The second half of 2005 heralded the entry of msn and Ask Jeeves into the bid-based paid search space as each started breaking away from Yahoo! and Google, respectively. On the surface, this is great for search marketers, as more diversity yields more transparency and flexibility. The downside is that each keyword on each engine has its own bid-and-response metric and conversion rate. Furthermore, the ever-changing search landscape, coupled with a shortage of qualified search specialists, presents marketers with the unenviable task of hitting a bull's-eye on a moving target.

Most marketers have turned to search engine marketing (SEM) firms or advertising agencies to help solve the problem. Many of these firms employ armies of people with minimal search marketing experience and good Microsoft Excel skills to attack the challenge.

And they turn to technology. Most search solutions on the market today employ rules-based bid management, enabling marketers to set business metrics for each keyword.
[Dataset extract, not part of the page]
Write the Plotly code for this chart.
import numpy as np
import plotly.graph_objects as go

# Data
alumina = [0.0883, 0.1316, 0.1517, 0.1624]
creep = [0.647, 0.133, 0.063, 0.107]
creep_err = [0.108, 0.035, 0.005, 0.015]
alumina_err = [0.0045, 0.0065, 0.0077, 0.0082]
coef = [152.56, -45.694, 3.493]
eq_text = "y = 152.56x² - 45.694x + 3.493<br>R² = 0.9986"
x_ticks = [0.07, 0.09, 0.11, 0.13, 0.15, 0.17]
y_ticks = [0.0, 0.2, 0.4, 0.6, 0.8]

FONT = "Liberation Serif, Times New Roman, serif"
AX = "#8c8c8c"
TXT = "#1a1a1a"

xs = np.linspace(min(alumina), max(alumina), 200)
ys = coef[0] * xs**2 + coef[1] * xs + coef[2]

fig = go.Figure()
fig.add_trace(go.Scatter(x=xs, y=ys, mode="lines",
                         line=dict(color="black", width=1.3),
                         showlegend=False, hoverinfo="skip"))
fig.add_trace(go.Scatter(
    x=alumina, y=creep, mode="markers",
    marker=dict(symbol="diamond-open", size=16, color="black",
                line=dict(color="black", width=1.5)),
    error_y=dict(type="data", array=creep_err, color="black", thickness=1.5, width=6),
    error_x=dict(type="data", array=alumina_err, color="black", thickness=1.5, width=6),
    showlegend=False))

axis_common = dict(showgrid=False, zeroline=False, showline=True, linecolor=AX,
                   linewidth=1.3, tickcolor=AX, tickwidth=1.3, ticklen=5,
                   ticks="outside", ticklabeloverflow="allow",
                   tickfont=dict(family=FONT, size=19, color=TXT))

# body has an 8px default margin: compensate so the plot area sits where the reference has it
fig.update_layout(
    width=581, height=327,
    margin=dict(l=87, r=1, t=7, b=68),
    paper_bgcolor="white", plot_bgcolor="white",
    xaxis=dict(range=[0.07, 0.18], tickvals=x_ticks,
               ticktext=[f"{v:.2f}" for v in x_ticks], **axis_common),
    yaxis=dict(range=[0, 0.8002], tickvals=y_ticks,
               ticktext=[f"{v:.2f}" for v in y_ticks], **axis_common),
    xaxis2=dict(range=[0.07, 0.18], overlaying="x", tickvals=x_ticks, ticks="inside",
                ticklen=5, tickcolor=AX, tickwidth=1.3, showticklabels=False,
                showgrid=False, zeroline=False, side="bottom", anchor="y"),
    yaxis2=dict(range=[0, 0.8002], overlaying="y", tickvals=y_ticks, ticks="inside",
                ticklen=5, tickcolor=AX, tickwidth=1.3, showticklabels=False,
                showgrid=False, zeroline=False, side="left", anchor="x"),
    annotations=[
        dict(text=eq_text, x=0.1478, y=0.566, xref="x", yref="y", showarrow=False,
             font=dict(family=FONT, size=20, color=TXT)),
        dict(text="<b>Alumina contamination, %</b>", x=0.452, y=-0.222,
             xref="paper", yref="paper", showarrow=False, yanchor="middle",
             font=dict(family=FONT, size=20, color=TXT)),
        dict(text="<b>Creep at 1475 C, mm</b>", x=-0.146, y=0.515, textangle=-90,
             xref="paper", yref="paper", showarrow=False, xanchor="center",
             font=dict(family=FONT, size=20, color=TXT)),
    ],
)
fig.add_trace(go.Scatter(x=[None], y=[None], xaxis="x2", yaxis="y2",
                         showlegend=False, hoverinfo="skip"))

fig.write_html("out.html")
These rules need to be adjusted regularly to achieve the goals of the campaigns. But while rules-based bid management software is a giant leap forward from Excel, it is still fundamentally flawed for many campaigns. Most rules-based bidding strategies do not gain marketers rank in such engines as Google and msn, which have non-transparent bids. Since rank is a key determinant for impressions and click-through rates, bidding strategies in this circularly logical, non-transparent environment can seem like the online equivalent of a dog chasing its own tail.

Next Generation Search Tools

In contrast to rules-based bidding, portfolio optimization technology predicts profitability scenarios using advanced mathematical algorithms and historical data, then optimizes on the campaign level rather than on each individual keyword.

Algorithm-driven portfolio optimization technology takes advantage of inefficiencies in the bid landscape of search engines that would be impossible to discern with the human eye and equally impossible to manage for each keyword manually. While this may seem paradoxical, portfolio technology actually simplifies search marketing bid management.

Portfolio optimization can predict the effectiveness of bidding strategies on non-transparent engines like Google and self-optimize on the campaign level based on return-on-investment metrics. It determines the ideal bid/rank combination for each keyword and automatically places bids on it.

No technology can substitute for a strategy or for the oversight that an experienced human being can provide. Using portfolio optimization technology allows media managers to think strategically about paid search campaigns and shift focus to more value-added activities, such as expanding keyword lists, adjusting advertising creative, and testing landing page response rates.

Auction-Based Media is the Future

Auction-based media -- starting with search marketing -- has emerged as the most measurable and effective marketing medium available. The auction format is destined to spread to display media in 2006, further triggering the democratization of the Web by allowing small advertisers to compete head on with the IBMs of the world for targeted ad space. Marketers and their agencies will benefit -- provided they invest in the training and technology required to capitalize on the efficiencies inherent in the auction system.